A frequent failing is that agencies are brought into a process before the brief has been properly sharpened. Related procurement commentary from Procurify says unclear intake routes, poor approval structures and attempts to automate flawed systems are among the most common causes of dysfunction. In other words, the problem often starts long before the pitch itself. If the underlying issue has not been defined, the tender becomes an expensive exercise in guesswork.
Midttun also takes aim at bloated shortlists. When more than six agencies are asked to compete, she argues, it usually means the client has not done enough homework or does not trust its own filtering process.

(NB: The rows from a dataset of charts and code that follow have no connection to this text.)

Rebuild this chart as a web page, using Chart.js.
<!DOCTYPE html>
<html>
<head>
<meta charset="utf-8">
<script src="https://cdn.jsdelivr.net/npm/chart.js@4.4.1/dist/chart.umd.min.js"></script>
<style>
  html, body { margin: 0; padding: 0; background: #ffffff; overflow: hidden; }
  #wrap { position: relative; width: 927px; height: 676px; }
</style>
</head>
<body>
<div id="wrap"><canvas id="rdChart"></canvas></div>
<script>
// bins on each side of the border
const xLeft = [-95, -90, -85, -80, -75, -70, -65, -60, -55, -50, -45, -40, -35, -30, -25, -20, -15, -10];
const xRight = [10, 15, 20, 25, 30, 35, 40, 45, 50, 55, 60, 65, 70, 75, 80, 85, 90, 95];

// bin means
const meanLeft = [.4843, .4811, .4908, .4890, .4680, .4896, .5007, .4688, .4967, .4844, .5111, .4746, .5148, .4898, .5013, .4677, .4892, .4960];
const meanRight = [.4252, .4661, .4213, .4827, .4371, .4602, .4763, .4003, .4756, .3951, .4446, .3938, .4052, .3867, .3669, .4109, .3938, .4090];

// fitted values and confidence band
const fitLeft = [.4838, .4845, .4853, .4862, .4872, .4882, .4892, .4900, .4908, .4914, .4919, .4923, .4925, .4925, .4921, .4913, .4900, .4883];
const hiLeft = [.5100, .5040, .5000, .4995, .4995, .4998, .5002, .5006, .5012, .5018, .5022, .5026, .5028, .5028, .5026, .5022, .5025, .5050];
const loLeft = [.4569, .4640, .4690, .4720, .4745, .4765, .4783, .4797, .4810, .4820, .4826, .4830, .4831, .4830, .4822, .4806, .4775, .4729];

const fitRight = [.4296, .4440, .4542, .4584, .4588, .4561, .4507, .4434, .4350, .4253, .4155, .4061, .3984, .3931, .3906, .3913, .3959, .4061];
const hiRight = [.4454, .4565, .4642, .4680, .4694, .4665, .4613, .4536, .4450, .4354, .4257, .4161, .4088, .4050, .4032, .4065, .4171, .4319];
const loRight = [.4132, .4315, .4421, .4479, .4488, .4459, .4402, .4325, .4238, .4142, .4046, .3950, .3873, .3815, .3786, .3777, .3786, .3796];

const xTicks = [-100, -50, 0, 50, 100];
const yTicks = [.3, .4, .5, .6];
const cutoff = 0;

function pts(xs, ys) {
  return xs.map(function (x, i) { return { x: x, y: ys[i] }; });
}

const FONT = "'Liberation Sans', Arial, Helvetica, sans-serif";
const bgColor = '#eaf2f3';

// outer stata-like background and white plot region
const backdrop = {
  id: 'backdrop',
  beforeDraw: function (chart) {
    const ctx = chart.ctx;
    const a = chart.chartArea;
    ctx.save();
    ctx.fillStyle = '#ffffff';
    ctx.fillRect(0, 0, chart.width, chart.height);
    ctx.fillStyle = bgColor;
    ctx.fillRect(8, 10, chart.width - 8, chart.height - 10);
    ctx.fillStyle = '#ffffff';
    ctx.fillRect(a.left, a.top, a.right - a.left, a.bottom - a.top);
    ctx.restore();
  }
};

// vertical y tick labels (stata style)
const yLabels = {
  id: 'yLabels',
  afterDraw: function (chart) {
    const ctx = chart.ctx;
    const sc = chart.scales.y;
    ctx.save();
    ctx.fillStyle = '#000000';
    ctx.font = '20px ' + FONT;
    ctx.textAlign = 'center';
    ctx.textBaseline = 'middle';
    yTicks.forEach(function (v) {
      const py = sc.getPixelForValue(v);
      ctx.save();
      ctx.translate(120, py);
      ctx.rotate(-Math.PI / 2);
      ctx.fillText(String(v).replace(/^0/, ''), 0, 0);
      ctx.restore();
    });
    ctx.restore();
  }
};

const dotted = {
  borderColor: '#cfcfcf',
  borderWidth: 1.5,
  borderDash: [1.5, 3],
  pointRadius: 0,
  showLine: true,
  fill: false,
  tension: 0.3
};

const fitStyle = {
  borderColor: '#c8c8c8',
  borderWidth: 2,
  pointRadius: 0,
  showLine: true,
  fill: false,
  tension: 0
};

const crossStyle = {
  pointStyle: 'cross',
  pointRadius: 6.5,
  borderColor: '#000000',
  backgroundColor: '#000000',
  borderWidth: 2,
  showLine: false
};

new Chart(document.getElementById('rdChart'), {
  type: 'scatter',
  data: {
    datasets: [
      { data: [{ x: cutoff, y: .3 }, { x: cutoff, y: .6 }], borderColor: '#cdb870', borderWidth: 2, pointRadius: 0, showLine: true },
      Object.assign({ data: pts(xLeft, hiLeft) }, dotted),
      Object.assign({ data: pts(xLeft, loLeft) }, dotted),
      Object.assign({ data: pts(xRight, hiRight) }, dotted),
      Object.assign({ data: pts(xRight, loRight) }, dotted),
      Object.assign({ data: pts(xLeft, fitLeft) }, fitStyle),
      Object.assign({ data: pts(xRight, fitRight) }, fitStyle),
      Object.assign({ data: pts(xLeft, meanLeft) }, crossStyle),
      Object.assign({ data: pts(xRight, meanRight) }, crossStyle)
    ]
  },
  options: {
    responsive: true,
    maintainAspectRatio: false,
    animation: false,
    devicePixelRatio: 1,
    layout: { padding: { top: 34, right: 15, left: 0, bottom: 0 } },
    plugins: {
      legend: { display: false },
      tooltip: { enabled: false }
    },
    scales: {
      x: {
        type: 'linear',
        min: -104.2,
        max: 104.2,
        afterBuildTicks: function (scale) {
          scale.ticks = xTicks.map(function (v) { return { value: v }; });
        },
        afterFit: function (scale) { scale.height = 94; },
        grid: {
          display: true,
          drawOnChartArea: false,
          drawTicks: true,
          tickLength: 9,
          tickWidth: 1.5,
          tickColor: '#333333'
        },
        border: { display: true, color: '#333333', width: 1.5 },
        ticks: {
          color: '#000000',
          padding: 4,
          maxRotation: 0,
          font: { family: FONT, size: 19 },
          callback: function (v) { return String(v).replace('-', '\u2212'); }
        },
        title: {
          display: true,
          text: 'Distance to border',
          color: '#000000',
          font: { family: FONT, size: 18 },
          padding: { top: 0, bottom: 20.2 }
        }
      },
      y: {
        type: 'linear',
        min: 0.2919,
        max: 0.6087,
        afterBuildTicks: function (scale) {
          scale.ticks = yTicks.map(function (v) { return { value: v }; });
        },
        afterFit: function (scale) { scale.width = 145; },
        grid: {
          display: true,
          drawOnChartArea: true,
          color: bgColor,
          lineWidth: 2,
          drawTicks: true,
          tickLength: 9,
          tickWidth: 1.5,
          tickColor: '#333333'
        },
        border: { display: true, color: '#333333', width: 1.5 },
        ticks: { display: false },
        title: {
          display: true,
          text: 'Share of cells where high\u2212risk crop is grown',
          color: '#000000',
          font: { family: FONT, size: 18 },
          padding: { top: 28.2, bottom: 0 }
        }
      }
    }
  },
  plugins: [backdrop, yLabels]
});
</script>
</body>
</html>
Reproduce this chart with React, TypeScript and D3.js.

Other procurement analysts make a similar point in different language, warning that fragmented sourcing slows decision-making, creates confusion and increases the risk of costly mistakes. Large, unfocused competitions can leave agencies burning non-billable time on hopeless bids, while clients are left with proposals that are difficult to compare.
Budget opacity is another recurring weakness. Withholding the number, Midttun says, does not improve value; it simply rewards those best at second-guessing it. That view is echoed in software and project procurement guidance, which warns that underestimated costs, weak due diligence and mismatched vendor capability often lead to failure once contracts are signed. In complex buying decisions, the case for value is usually stronger when the commercial frame is clear from the outset.
Her proposed fix is not radical, but it does require discipline. Treat procurement as the start of the relationship rather than a hurdle before it. Begin with a chemistry conversation, then issue a concise brief that states the challenge, the goal and the likely scope. Use an early information-gathering stage to improve the brief before issuing a full request for proposal. Keep the shortlist tight, share the budget, and make room for agency questions before final submissions are made.
This is also where good process and good culture overlap. If a client wants a consultative partner, it should behave like one during procurement. If it wants strategic thinking, it should invite it early rather than demanding it late. If it wants commercial rigour, it should model that transparently instead of forcing agencies to reverse-engineer the answer.
The broader lesson is that procurement does not need to be reinvented so much as rethought. Across procurement and supply discussions, the same themes recur: overcomplication, poor visibility, inconsistent practice and a tendency to prioritise cost over fit. Midttun’s argument is that these are not inevitable features of the system. They are symptoms of a process that has drifted away from its purpose.
The agencies that enter a pitch are not merely bidding for a contract. They are asking for the chance to solve a client’s hardest problems. If procurement is to serve that purpose properly, it has to become more open, more purposeful and more human.